GOAL: Pick out each line containing the string "this" and copy it.

AVAILABLE DATA:
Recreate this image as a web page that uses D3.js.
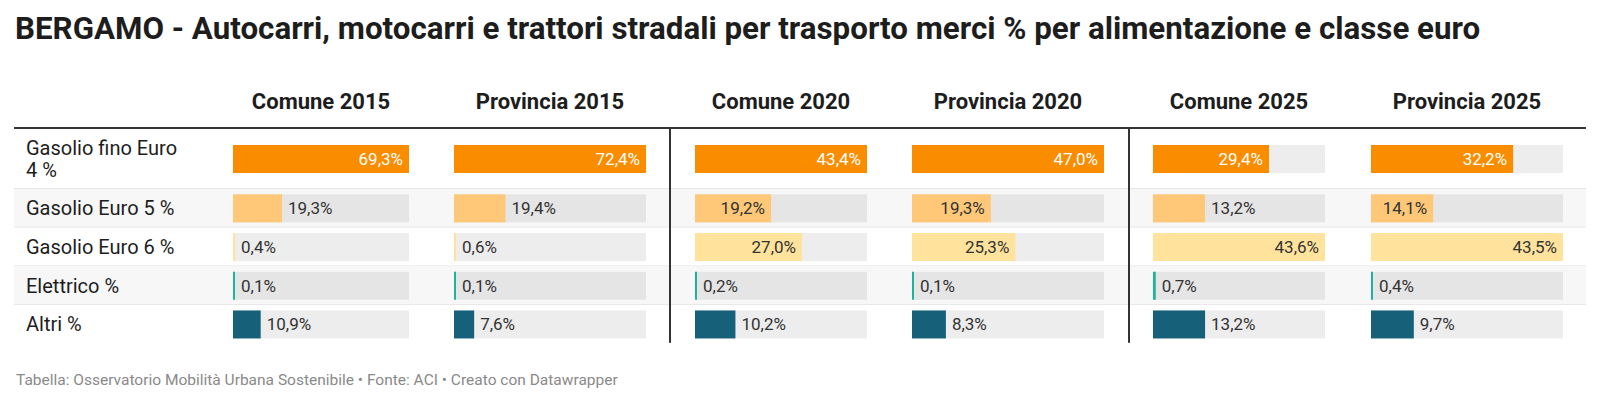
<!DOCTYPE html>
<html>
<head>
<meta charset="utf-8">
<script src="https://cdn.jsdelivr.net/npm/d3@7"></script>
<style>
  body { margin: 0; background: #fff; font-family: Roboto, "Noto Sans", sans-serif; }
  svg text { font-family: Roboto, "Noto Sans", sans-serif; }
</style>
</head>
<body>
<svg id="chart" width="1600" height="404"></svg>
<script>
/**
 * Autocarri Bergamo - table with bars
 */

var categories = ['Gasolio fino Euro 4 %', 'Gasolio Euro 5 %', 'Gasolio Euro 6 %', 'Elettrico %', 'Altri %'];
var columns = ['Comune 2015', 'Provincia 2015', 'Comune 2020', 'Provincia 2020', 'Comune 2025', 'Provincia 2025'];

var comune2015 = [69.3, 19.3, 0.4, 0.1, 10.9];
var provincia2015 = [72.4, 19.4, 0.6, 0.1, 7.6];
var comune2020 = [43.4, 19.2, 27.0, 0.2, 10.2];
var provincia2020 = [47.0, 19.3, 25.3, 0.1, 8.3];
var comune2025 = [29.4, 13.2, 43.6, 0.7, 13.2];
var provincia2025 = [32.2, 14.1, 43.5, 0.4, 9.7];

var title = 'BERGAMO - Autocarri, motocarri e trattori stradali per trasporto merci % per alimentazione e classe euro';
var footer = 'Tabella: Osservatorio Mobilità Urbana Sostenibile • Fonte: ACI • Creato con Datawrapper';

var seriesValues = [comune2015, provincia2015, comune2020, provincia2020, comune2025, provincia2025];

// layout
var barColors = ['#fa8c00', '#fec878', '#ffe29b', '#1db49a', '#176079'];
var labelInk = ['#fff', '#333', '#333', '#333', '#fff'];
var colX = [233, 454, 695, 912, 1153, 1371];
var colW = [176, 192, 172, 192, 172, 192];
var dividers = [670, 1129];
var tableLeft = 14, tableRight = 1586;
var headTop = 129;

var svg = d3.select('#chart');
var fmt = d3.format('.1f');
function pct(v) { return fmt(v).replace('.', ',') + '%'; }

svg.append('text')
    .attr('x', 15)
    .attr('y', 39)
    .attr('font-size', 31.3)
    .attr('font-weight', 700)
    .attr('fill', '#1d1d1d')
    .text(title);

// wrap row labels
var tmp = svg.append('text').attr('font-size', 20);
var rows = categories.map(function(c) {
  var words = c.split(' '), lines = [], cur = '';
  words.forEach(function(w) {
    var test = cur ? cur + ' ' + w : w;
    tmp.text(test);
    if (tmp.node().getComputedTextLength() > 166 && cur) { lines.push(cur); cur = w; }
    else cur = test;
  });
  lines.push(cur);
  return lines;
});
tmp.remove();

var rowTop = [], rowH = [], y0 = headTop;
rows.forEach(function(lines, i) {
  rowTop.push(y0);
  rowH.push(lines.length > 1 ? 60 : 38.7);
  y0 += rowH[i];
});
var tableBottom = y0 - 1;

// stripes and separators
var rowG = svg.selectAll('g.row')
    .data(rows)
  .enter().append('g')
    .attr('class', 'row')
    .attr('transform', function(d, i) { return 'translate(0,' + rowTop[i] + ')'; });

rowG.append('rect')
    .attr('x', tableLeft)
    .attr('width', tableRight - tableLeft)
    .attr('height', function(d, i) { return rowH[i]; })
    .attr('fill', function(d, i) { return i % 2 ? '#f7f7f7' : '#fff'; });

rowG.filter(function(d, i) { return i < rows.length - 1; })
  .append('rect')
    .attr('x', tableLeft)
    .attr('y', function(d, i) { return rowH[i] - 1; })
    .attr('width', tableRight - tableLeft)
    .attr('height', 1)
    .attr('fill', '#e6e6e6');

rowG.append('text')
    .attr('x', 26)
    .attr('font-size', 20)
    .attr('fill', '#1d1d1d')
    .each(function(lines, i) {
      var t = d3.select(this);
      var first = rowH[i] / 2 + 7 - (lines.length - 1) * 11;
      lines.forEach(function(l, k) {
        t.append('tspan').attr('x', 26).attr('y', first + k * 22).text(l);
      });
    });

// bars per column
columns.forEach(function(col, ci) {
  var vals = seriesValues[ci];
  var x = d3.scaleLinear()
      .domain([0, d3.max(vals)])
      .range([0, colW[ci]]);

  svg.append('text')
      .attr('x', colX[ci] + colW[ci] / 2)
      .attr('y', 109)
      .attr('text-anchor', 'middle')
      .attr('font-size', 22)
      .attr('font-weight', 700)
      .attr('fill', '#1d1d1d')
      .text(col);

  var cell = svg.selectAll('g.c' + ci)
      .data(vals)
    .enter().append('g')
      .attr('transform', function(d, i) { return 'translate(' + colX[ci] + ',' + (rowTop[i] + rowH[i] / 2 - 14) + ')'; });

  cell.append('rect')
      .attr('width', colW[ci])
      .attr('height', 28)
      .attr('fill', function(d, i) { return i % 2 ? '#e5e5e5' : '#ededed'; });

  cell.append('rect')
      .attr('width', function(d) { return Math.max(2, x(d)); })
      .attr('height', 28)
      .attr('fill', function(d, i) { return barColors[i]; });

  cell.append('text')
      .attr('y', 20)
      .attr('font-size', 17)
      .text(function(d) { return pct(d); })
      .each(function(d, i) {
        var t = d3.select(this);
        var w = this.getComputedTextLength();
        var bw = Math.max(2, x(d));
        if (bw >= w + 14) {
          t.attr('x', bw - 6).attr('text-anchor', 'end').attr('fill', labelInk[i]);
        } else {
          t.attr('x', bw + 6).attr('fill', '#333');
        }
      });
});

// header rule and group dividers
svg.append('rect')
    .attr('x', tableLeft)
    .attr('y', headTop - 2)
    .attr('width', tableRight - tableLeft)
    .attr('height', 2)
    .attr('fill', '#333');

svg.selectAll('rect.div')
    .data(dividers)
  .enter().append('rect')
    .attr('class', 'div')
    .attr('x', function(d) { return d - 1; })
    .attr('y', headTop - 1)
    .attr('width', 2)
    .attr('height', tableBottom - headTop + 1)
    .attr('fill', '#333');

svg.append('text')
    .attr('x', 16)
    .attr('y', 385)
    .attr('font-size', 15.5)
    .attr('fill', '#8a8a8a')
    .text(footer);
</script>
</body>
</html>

EXERCISE ANSWER:
Recreate this image as a web page that uses D3.js.
      var t = d3.select(this);
        var t = d3.select(this);
        var w = this.getComputedTextLength();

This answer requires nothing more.